Exercise details: Among the entries that follow, locate the line with "Reproduce this chart" and the line with "const Y_TITLE = 'Toivottavuus';". Output those lines and all lines in between, exactly, minus the pictures.

Material for this exercise:

▼

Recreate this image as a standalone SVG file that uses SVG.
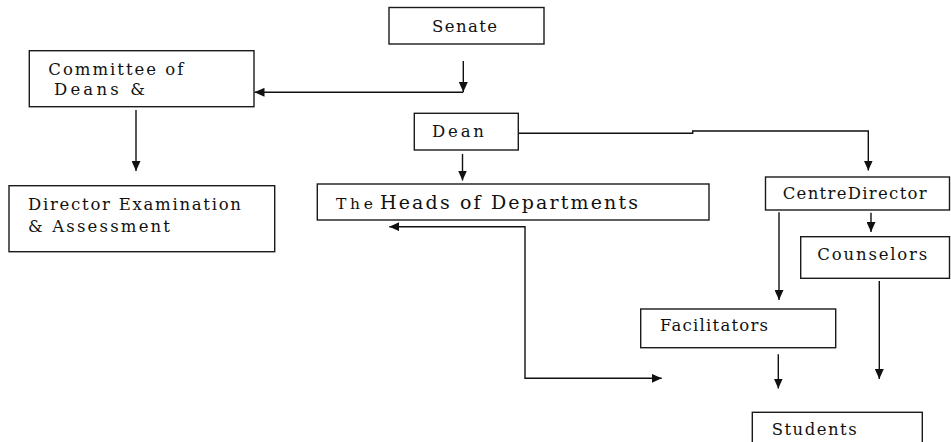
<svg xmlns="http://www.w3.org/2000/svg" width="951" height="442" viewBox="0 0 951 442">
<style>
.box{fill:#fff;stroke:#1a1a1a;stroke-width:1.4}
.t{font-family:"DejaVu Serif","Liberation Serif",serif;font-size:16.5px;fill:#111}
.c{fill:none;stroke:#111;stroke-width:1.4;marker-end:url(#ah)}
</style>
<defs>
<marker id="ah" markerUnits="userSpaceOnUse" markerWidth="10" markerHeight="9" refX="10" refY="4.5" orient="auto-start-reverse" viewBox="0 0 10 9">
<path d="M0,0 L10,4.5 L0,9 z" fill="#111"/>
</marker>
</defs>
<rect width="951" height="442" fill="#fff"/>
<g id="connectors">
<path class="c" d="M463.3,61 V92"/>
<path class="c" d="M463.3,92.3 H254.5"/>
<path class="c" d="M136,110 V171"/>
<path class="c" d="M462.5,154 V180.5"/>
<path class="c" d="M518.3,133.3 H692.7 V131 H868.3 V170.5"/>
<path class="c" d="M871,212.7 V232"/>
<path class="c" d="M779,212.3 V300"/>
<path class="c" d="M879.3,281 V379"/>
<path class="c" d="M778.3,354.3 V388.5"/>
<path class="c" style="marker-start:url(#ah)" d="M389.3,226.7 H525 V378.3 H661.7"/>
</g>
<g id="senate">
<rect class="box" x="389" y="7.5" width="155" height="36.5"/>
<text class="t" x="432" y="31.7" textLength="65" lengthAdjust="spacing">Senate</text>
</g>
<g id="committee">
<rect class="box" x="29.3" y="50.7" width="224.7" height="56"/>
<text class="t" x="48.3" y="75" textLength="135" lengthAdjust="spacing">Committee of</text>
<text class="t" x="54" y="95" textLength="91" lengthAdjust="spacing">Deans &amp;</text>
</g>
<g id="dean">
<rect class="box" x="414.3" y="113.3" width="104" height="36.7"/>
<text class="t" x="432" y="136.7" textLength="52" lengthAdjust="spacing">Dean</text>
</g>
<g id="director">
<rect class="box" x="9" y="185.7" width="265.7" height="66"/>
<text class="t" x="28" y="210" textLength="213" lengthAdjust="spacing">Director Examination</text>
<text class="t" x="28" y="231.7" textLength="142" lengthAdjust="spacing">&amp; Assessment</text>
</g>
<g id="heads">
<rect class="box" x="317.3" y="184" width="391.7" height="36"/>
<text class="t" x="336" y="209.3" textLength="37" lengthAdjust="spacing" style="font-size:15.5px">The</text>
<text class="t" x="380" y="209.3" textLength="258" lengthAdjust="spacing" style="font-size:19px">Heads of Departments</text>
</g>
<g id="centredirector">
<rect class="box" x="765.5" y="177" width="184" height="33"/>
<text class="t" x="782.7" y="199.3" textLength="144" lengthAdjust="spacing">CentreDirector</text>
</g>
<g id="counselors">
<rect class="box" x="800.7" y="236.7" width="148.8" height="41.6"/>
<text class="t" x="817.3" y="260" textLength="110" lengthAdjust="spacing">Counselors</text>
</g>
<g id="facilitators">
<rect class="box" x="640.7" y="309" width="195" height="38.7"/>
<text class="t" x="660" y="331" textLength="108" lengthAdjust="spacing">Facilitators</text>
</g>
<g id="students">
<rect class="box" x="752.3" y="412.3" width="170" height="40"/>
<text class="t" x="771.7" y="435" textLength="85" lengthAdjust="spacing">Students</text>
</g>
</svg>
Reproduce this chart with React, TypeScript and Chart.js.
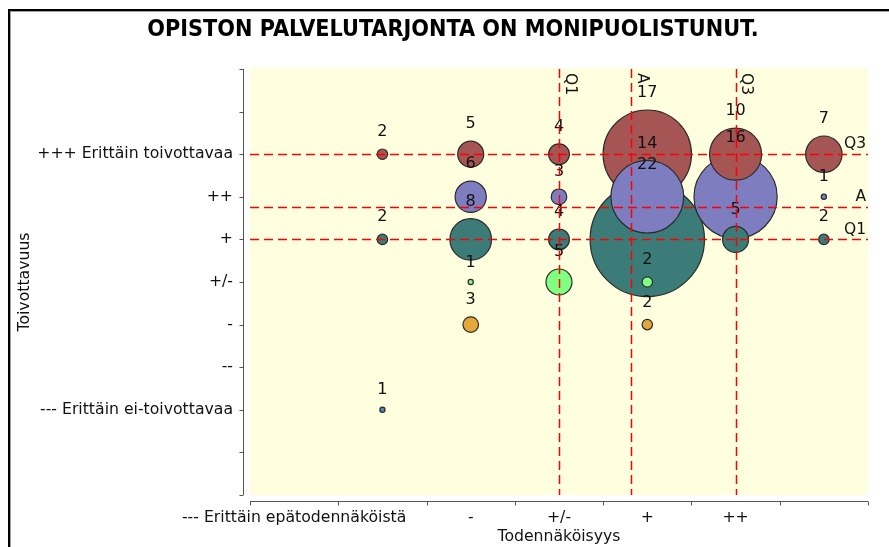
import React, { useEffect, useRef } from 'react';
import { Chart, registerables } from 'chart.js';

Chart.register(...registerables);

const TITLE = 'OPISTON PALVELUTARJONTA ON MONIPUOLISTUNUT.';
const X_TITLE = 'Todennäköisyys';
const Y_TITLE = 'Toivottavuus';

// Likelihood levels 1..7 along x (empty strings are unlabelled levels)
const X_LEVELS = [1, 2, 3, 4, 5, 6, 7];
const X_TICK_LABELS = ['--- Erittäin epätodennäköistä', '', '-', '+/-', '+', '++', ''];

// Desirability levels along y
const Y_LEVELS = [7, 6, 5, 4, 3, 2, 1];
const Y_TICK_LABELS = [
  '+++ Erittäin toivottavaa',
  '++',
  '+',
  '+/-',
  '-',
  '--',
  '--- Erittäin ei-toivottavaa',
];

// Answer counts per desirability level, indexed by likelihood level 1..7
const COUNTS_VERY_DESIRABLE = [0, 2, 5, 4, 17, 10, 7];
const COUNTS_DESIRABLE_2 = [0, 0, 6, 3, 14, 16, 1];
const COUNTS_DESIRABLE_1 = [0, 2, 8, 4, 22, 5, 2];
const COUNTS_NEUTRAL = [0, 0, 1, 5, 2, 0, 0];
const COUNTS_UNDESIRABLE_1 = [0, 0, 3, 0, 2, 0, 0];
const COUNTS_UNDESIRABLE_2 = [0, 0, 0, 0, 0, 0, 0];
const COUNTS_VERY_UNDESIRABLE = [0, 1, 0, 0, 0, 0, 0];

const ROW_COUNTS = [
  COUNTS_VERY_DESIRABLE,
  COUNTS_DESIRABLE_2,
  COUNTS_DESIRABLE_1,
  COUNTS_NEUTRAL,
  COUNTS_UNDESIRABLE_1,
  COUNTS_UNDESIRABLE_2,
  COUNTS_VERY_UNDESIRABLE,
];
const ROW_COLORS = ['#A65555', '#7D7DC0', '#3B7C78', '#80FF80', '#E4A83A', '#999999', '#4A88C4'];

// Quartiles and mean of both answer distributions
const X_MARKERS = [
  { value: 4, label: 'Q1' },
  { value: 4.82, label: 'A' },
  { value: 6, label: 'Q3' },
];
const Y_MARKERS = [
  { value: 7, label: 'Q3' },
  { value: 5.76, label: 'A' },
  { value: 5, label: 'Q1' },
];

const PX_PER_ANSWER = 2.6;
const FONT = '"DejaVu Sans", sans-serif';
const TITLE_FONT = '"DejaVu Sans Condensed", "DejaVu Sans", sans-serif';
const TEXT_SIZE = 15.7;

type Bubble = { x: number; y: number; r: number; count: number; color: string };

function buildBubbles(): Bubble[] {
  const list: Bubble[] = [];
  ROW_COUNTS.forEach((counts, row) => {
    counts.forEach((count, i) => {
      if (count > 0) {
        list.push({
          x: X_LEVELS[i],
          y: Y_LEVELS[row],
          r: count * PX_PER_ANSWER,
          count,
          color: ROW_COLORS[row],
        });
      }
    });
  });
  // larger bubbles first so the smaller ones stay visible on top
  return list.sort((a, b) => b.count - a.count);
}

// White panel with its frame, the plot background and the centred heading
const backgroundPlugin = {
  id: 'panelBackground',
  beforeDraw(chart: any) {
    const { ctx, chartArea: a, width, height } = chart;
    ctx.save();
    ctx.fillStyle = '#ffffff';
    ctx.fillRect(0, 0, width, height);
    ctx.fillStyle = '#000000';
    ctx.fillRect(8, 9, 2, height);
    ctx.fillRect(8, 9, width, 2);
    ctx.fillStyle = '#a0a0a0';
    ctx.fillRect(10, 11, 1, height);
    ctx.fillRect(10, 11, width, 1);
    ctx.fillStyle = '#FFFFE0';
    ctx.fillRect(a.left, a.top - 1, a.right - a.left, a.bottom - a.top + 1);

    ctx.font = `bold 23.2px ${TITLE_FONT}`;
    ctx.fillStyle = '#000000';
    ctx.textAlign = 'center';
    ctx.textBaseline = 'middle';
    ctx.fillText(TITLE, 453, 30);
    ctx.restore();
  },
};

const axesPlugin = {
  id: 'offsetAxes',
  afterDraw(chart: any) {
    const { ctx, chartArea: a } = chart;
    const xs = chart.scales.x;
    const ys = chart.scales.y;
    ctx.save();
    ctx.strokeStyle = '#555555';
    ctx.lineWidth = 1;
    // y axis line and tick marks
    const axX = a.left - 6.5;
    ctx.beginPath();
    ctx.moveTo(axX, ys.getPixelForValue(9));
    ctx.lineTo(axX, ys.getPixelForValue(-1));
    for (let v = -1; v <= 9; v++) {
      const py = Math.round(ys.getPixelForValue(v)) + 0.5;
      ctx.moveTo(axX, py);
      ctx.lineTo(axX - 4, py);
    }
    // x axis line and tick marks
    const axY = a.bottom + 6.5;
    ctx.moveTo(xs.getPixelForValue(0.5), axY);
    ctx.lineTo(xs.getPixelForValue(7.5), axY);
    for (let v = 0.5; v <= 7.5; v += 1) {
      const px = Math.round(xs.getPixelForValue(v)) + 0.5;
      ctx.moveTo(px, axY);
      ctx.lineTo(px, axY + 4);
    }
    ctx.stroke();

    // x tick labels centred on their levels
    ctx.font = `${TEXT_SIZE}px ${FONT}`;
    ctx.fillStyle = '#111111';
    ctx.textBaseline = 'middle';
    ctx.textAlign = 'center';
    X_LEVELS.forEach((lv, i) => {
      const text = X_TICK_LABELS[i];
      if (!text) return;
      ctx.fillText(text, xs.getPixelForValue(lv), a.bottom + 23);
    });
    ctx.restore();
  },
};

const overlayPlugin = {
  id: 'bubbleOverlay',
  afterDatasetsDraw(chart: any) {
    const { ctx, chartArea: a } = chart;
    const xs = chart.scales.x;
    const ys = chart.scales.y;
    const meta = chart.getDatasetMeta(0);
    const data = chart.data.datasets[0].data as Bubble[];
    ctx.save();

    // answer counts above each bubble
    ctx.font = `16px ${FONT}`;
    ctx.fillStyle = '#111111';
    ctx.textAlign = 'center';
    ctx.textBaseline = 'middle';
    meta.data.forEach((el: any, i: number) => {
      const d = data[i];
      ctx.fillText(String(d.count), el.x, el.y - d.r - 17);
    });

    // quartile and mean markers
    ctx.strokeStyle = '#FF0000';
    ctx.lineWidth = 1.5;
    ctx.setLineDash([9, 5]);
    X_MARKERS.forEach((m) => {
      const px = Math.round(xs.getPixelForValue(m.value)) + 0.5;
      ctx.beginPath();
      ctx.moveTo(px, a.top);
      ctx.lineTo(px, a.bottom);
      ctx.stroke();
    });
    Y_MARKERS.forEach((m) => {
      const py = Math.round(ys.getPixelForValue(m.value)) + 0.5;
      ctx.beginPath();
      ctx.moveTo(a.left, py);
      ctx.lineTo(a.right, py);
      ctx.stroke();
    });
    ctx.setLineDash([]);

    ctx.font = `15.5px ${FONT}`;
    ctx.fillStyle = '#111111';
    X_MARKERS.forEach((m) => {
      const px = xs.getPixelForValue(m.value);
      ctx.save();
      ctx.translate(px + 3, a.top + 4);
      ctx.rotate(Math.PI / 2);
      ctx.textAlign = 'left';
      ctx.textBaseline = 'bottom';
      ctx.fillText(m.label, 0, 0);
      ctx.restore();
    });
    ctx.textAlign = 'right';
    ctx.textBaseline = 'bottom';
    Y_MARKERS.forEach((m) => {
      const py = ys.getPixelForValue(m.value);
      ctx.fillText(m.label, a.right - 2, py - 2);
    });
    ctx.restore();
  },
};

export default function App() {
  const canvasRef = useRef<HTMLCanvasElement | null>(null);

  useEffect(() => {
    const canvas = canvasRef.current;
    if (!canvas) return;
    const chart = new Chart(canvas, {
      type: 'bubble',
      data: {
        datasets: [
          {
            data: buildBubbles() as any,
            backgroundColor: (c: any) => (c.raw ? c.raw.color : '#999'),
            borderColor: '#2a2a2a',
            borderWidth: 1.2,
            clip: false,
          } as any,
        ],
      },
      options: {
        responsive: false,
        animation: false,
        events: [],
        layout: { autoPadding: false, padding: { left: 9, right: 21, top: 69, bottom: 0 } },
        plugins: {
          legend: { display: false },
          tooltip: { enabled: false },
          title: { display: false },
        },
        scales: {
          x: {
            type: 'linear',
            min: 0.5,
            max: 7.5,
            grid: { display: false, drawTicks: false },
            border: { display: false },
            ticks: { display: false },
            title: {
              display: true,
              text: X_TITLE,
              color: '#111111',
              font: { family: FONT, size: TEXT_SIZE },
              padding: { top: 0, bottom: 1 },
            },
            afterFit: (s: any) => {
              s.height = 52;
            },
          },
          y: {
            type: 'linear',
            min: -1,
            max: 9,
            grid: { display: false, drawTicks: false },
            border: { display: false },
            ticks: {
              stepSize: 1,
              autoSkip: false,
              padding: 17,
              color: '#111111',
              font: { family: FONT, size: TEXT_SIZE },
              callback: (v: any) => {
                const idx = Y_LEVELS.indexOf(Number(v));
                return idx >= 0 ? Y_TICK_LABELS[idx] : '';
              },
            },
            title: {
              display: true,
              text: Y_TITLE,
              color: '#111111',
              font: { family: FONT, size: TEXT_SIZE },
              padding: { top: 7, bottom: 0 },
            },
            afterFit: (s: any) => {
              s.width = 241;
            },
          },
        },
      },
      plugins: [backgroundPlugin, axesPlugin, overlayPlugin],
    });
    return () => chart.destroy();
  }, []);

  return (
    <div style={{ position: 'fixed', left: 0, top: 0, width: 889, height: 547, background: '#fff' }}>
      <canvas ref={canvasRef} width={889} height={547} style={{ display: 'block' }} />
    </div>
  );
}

▲

Task answer:
Reproduce this chart with React, TypeScript and Chart.js.
import React, { useEffect, useRef } from 'react';
import { Chart, registerables } from 'chart.js';

Chart.register(...registerables);

const TITLE = 'OPISTON PALVELUTARJONTA ON MONIPUOLISTUNUT.';
const X_TITLE = 'Todennäköisyys';
const Y_TITLE = 'Toivottavuus';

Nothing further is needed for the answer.